• **Entries supplied**
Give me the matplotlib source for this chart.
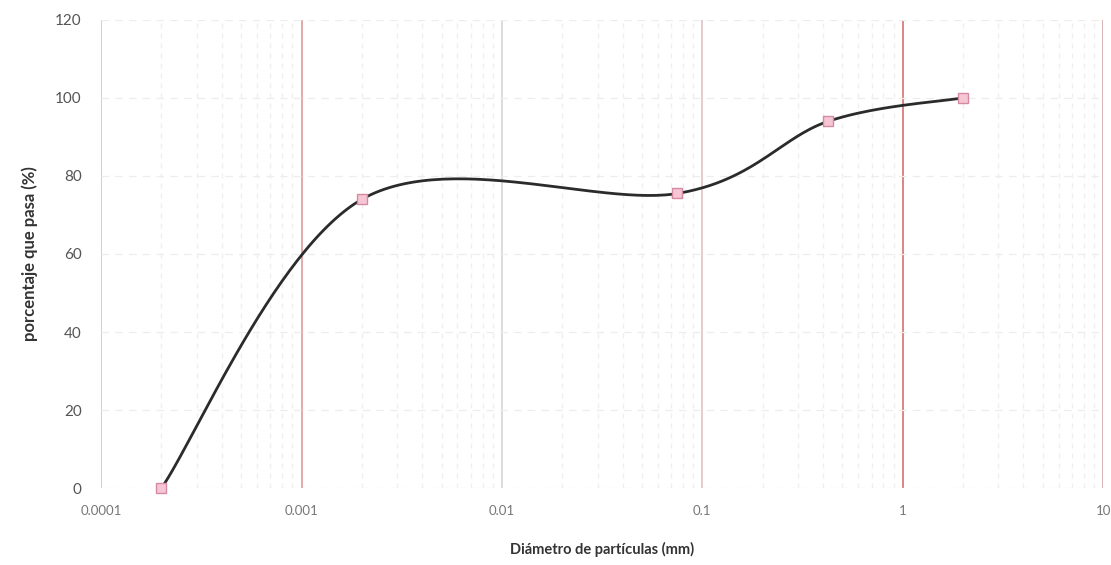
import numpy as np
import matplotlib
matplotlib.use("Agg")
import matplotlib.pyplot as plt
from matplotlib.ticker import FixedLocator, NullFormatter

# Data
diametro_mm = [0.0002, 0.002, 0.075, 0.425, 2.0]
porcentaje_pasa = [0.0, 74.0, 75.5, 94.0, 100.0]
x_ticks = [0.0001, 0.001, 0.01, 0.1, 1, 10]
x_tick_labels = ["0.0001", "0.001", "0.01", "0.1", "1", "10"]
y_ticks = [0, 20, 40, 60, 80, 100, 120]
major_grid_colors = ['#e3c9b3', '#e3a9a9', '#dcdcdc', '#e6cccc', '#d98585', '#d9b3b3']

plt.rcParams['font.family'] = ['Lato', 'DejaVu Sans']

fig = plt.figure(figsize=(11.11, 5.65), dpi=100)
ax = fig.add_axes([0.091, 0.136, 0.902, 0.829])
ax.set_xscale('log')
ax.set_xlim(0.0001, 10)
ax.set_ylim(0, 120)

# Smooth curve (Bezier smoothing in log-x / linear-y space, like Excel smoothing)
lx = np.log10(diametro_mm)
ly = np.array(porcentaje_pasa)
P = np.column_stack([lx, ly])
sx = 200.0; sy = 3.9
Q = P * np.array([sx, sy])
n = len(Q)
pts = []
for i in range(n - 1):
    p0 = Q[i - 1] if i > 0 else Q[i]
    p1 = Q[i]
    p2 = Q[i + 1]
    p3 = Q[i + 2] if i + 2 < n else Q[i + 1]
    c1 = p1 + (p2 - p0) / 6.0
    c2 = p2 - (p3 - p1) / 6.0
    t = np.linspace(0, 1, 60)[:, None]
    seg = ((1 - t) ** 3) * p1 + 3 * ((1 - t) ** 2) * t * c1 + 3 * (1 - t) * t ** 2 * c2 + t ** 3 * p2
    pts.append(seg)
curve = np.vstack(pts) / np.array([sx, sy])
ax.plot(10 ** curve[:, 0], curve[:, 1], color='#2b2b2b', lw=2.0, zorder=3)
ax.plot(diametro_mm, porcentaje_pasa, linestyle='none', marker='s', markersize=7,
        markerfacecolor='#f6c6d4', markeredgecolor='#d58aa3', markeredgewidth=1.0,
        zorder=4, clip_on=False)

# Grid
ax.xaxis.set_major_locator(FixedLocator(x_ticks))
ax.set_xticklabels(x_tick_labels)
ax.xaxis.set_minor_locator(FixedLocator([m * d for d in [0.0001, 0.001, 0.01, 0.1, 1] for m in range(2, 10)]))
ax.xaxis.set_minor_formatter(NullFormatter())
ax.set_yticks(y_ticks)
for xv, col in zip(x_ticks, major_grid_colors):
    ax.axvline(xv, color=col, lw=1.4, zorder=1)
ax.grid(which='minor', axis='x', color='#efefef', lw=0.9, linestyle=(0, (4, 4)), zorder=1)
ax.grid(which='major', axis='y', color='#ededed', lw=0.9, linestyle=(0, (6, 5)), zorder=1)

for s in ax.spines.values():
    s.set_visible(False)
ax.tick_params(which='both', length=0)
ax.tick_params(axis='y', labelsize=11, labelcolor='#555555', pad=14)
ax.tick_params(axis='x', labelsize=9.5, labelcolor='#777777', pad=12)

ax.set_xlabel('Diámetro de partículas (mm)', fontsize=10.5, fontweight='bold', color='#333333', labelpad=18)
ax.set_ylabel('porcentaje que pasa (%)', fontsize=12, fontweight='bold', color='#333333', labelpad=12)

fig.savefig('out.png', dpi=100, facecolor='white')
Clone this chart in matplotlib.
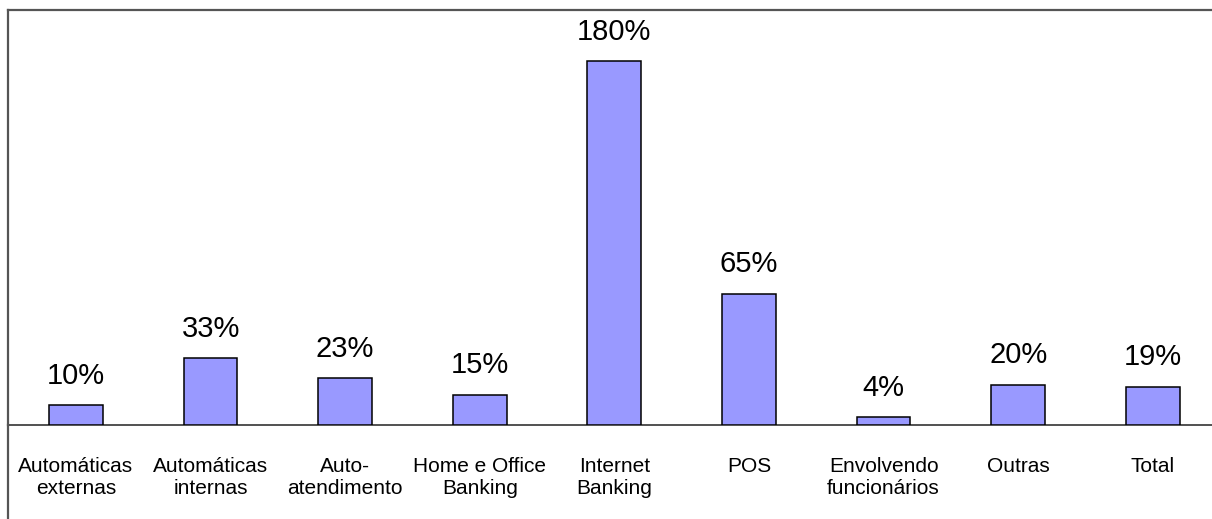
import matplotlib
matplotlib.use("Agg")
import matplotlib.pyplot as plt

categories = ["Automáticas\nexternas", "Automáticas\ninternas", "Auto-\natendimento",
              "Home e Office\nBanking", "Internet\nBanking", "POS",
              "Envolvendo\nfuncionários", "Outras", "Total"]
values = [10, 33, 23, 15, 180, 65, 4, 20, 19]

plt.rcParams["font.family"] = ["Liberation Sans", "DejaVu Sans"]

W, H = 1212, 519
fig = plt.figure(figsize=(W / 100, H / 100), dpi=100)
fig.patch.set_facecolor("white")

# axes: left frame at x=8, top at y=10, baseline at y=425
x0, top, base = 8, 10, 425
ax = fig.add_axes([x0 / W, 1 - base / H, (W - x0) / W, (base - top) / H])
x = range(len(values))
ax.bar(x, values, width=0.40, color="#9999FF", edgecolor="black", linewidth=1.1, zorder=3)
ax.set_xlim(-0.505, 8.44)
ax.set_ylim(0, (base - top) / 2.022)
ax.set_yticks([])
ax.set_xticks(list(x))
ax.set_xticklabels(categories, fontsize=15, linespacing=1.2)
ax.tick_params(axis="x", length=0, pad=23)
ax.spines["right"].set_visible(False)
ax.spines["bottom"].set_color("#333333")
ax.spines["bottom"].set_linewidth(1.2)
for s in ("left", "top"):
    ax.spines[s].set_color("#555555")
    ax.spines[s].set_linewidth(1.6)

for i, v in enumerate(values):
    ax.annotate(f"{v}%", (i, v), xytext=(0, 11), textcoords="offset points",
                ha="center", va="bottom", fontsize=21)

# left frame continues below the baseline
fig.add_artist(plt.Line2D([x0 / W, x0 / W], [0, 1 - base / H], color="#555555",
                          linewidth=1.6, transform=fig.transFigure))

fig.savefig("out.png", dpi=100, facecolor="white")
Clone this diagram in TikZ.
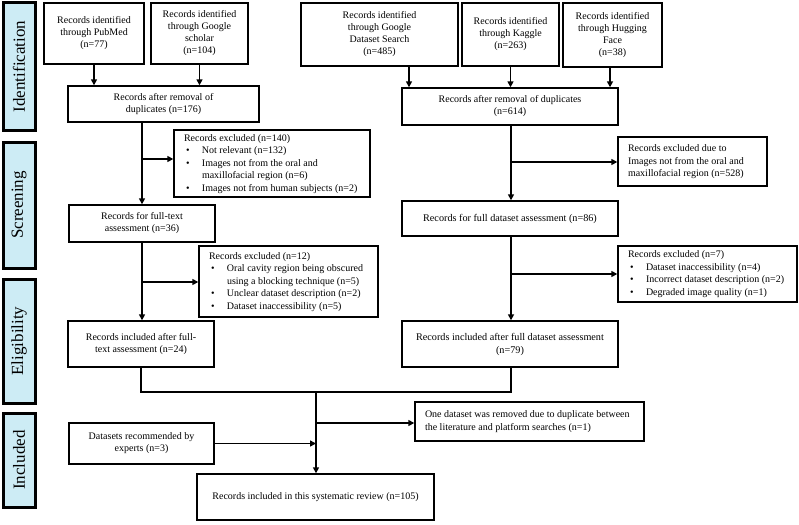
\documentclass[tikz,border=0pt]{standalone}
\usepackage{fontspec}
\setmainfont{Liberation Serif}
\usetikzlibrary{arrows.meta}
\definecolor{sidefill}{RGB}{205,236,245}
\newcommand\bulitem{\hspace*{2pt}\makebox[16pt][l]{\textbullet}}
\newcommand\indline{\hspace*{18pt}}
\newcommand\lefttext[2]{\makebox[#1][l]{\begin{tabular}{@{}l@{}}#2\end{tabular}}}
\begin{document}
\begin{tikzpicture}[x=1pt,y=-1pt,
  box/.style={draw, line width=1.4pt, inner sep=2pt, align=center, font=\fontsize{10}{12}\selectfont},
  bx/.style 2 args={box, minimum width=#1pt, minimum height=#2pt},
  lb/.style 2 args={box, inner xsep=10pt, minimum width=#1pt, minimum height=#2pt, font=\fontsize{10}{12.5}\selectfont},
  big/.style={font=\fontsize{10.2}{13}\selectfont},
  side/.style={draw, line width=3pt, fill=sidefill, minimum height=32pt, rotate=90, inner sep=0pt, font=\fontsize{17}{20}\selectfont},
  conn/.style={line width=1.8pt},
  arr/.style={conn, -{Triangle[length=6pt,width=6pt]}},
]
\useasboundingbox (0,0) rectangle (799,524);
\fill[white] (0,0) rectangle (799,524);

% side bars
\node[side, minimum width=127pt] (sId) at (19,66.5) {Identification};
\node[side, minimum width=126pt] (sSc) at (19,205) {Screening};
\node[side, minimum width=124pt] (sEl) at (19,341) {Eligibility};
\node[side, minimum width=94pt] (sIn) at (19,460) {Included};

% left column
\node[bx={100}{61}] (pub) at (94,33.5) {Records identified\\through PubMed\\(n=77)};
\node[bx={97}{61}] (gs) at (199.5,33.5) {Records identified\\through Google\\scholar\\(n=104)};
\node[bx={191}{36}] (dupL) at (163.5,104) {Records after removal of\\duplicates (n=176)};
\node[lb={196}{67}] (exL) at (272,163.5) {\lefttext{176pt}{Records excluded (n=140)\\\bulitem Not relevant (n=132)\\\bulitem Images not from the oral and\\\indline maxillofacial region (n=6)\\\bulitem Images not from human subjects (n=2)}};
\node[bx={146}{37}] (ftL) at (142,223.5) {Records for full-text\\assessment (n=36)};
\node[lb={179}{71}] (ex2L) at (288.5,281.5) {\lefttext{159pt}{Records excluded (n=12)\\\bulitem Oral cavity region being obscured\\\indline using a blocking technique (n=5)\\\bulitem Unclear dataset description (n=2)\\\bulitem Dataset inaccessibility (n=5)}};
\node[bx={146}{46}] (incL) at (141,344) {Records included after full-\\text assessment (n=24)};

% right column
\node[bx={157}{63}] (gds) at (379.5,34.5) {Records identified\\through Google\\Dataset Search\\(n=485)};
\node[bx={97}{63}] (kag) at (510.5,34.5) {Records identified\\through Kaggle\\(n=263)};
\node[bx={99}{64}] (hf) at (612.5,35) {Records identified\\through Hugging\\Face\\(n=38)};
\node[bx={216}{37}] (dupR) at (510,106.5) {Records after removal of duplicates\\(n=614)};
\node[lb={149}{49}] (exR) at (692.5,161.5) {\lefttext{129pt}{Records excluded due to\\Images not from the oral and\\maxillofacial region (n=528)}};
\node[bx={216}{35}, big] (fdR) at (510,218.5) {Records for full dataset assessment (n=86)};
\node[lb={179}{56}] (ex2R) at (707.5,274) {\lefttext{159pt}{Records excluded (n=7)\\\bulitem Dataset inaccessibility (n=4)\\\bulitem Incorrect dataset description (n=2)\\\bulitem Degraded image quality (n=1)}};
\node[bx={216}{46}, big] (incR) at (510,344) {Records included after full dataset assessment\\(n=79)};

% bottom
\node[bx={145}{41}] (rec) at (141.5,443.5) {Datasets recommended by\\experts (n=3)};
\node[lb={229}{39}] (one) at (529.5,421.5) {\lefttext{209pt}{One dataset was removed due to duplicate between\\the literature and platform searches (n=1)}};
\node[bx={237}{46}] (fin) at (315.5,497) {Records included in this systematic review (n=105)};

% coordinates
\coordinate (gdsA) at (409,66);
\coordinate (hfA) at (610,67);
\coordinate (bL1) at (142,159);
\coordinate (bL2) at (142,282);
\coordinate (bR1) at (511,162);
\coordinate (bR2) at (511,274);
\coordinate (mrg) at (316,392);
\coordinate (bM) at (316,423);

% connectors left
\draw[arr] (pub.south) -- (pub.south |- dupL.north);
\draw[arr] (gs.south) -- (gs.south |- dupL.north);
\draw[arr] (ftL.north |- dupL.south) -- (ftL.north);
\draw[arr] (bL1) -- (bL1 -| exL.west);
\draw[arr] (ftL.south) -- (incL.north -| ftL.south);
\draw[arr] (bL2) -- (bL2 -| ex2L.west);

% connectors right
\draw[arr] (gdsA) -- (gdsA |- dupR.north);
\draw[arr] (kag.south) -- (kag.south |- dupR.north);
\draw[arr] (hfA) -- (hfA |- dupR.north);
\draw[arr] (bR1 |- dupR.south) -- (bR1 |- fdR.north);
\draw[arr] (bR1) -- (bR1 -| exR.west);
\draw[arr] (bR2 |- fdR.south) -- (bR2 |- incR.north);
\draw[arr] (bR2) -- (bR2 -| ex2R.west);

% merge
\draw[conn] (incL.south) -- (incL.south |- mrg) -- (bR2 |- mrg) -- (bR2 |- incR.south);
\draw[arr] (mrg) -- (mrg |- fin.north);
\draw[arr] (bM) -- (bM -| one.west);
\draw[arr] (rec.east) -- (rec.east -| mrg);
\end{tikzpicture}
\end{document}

• **Short task**
Quote, exactly and only, the lines from the first line of the data above through the line containing "plt.rcParams['font.family'] = ['Lato', 'DejaVu". The pictures do not belong in it.

• **Exercise response**
Give me the matplotlib source for this chart.
import numpy as np
import matplotlib
matplotlib.use("Agg")
import matplotlib.pyplot as plt
from matplotlib.ticker import FixedLocator, NullFormatter

# Data
diametro_mm = [0.0002, 0.002, 0.075, 0.425, 2.0]
porcentaje_pasa = [0.0, 74.0, 75.5, 94.0, 100.0]
x_ticks = [0.0001, 0.001, 0.01, 0.1, 1, 10]
x_tick_labels = ["0.0001", "0.001", "0.01", "0.1", "1", "10"]
y_ticks = [0, 20, 40, 60, 80, 100, 120]
major_grid_colors = ['#e3c9b3', '#e3a9a9', '#dcdcdc', '#e6cccc', '#d98585', '#d9b3b3']

plt.rcParams['font.family'] = ['Lato', 'DejaVu Sans']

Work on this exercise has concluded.